AntiGrounding: Lifting Robotic Actions into VLM Representation Space for Decision Making¶

Conference: NeurIPS 2025 arXiv: 2506.12374 Code: None Area: Multimodal VLM / Robotic Manipulation Keywords: VLM, Anti-Grounding, Robotic Manipulation, MPC, Structured VQA, Real2Sim2Real

TL;DR¶

This paper inverts the conventional instruction grounding paradigm — rather than compressing VLM knowledge into intermediate representations (symbolic skills or constraints), it renders candidate robot trajectories into multi-view scene images and evaluates action proposals directly within the VLM's native high-dimensional representation space, enabling zero-shot closed-loop robotic manipulation control.

Background & Motivation¶

VLMs, trained on massive multimodal data, implicitly encode rich spatial understanding, physical intuition, and semantic reasoning capabilities. However, mainstream approaches that apply VLMs to robotic manipulation share a common challenge: the information bottleneck.

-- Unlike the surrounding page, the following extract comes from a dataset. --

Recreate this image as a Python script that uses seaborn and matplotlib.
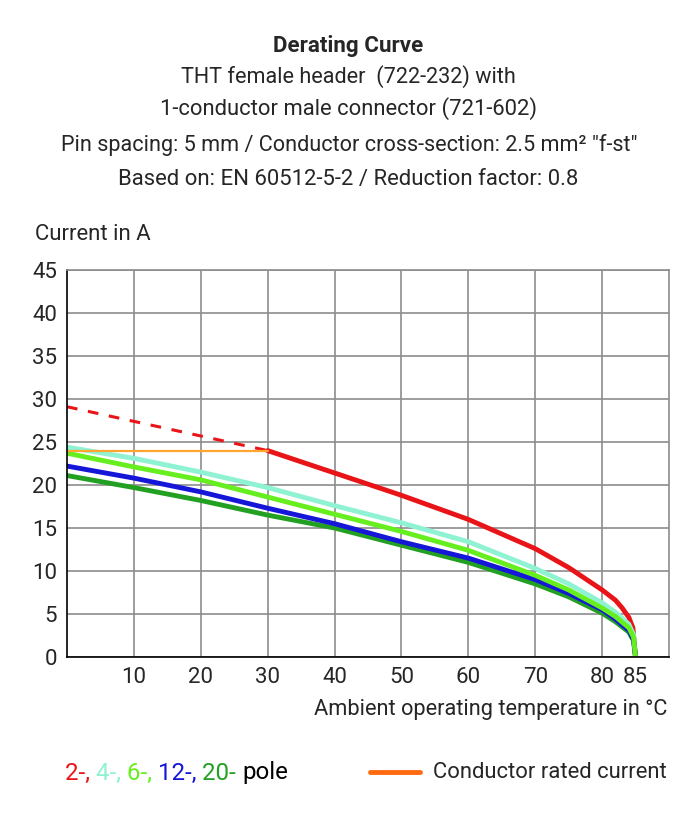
import matplotlib
matplotlib.use("Agg")
import matplotlib.pyplot as plt
from matplotlib.ticker import MultipleLocator
import seaborn as sns
import pandas as pd

# ambient temperature (°C) and current (A)
temps = [0, 10, 20, 30, 40, 50, 60, 70, 75, 80, 82, 84, 84.7, 85]
pole4 = [24.4, 23.1, 21.5, 19.7, 17.6, 15.6, 13.4, 10.3, 8.5, 6.3, 5.2, 3.8, 2.6, 0]
pole6 = [23.7, 22.1, 20.6, 18.6, 16.6, 14.6, 12.4, 9.5, 7.8, 5.7, 4.7, 3.4, 2.3, 0]
pole12 = [22.2, 20.8, 19.2, 17.3, 15.5, 13.4, 11.5, 9.0, 7.4, 5.5, 4.4, 3.1, 2.0, 0]
pole20 = [21.1, 19.7, 18.2, 16.5, 15.0, 13.0, 11.0, 8.5, 7.0, 5.1, 4.1, 2.9, 1.9, 0]

pole2_t = [30, 40, 50, 60, 70, 75, 80, 82, 83, 84, 84.6, 85]
pole2 = [24.0, 21.4, 18.8, 16.0, 12.6, 10.4, 7.8, 6.6, 5.7, 4.6, 3.4, 0]
pole2_dash_t = [0, 30]
pole2_dash = [29.1, 24.0]

rated_t = [0, 30]
rated = [24.0, 24.0]

colors = {"2": "#e81418", "4": "#8ff2d2", "6": "#66ee1e", "12": "#1616d8", "20": "#22a022"}

sns.set_style("white")
plt.rcParams["font.family"] = ["Roboto", "DejaVu Sans"]

W, H = 697, 817
fig = plt.figure(figsize=(W / 100, H / 100), dpi=100)
ax = fig.add_axes([67 / W, 1 - 657 / H, (669 - 67) / W, (657 - 270) / H])

df = pd.DataFrame({
    "temp": temps * 4,
    "current": pole4 + pole20 + pole12 + pole6,
    "pole": ["4"] * len(temps) + ["20"] * len(temps) + ["12"] * len(temps) + ["6"] * len(temps),
})

sns.lineplot(x=pole2_dash_t, y=pole2_dash, ax=ax, color=colors["2"], lw=2.2,
             linestyle=(0, (3.5, 3.5)))
sns.lineplot(x=pole2_t, y=pole2, ax=ax, color=colors["2"], lw=3.5)
sns.lineplot(data=df, x="temp", y="current", hue="pole", palette=colors, ax=ax,
             lw=3.5, legend=False, sort=False)
sns.lineplot(x=rated_t, y=rated, ax=ax, color="#ffa530", lw=1.6)

ax.set_xlim(0, 90)
ax.set_ylim(0, 45)
ax.set_xticks([10, 20, 30, 40, 50, 60, 70, 80, 85])
ax.set_yticks(range(0, 50, 5))
ax.xaxis.set_minor_locator(MultipleLocator(2))
ax.yaxis.set_minor_locator(MultipleLocator(1))
ax.tick_params(axis="both", which="major", labelsize=16, length=4, width=1, color="black", pad=3)
ax.tick_params(axis="both", which="minor", length=2.5, width=1, color="black")
ax.grid(True, which="major", color="#8c8c8c", lw=1.2)
ax.get_xgridlines()[-1].set_visible(False)
ax.set_axisbelow(True)
for s in ["top", "right"]:
    ax.spines[s].set_color("#8c8c8c")
    ax.spines[s].set_linewidth(1.2)
for s in ["left", "bottom"]:
    ax.spines[s].set_color("black")
    ax.spines[s].set_linewidth(1.2)
ax.set_xlabel("")
ax.set_ylabel("")

fig.canvas.draw()
renderer = fig.canvas.get_renderer()


def fit_text(x, y, s, width, ha="left", **kw):
    # place text and scale its size so it spans the given pixel width
    t = fig.text(x / W, 1 - y / H, s, ha=ha, va="center", fontsize=16, **kw)
    w = t.get_window_extent(renderer).width
    t.set_fontsize(16 * width / w)
    return t


fit_text(348, 46, "Derating Curve", 150, ha="center", fontweight="bold")
fit_text(348, 77, "THT female header  (722-232) with", 336, ha="center")
fit_text(348, 109, "1-conductor male connector (721-602)", 378, ha="center")
fit_text(349, 145, "Pin spacing: 5 mm / Conductor cross-section: 2.5 mm² \"f-st\"", 578, ha="center")
fit_text(348, 180, "Based on: EN 60512-5-2 / Reduction factor: 0.8", 460, ha="center")

fit_text(35, 235, "Current in A", 116)
fit_text(667, 710, "Ambient operating temperature in °C", 354, ha="right")
fit_text(433, 773, "Conductor rated current", 234)

# multi-coloured legend text, sized so the whole run spans the reference width
parts = [("2-, ", colors["2"]), ("4-, ", colors["4"]), ("6-, ", colors["6"]),
         ("12-, ", colors["12"]), ("20- ", colors["20"]), ("pole", "black")]
probe = fig.text(0, 0, "".join(p for p, _ in parts), fontsize=16)
fs = 16 * 221 / probe.get_window_extent(renderer).width
probe.remove()
x = 65
for txt, c in parts:
    t = fig.text(x / W, 1 - 773 / H, txt, ha="left", va="center", fontsize=fs, color=c)
    x += t.get_window_extent(renderer).width
fig.add_artist(plt.Line2D([370 / W, 420 / W], [1 - 772 / H] * 2, color="#ff6a10", lw=3.5))

fig.savefig("out.png", dpi=100)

Limitations of three dominant paradigms:

Symbolic skill sequence methods (e.g., Code as Policies, SayCan): VLM outputs are translated into sequences of predefined skill calls (e.g., pour(teapot, cup)). The skill library is finite and discrete, unable to express continuous action details — for instance, pouring tea requires a precise, gradual tilt angle and spout alignment, all of which are lost when compressed into a single pour primitive.
3D spatial constraint methods (e.g., Voxposer): The scene is discretized into a voxel grid and a value function is computed. Voxelization discards fine geometric and texture information, and resolution is memory-bounded.
Keypoint constraint methods (e.g., Rekep): Spatial relationship constraints are defined via a small set of keypoints. This depends on manual keypoint selection, and constraint templates tend to be overly rigid and difficult to adapt to diverse manipulation scenarios.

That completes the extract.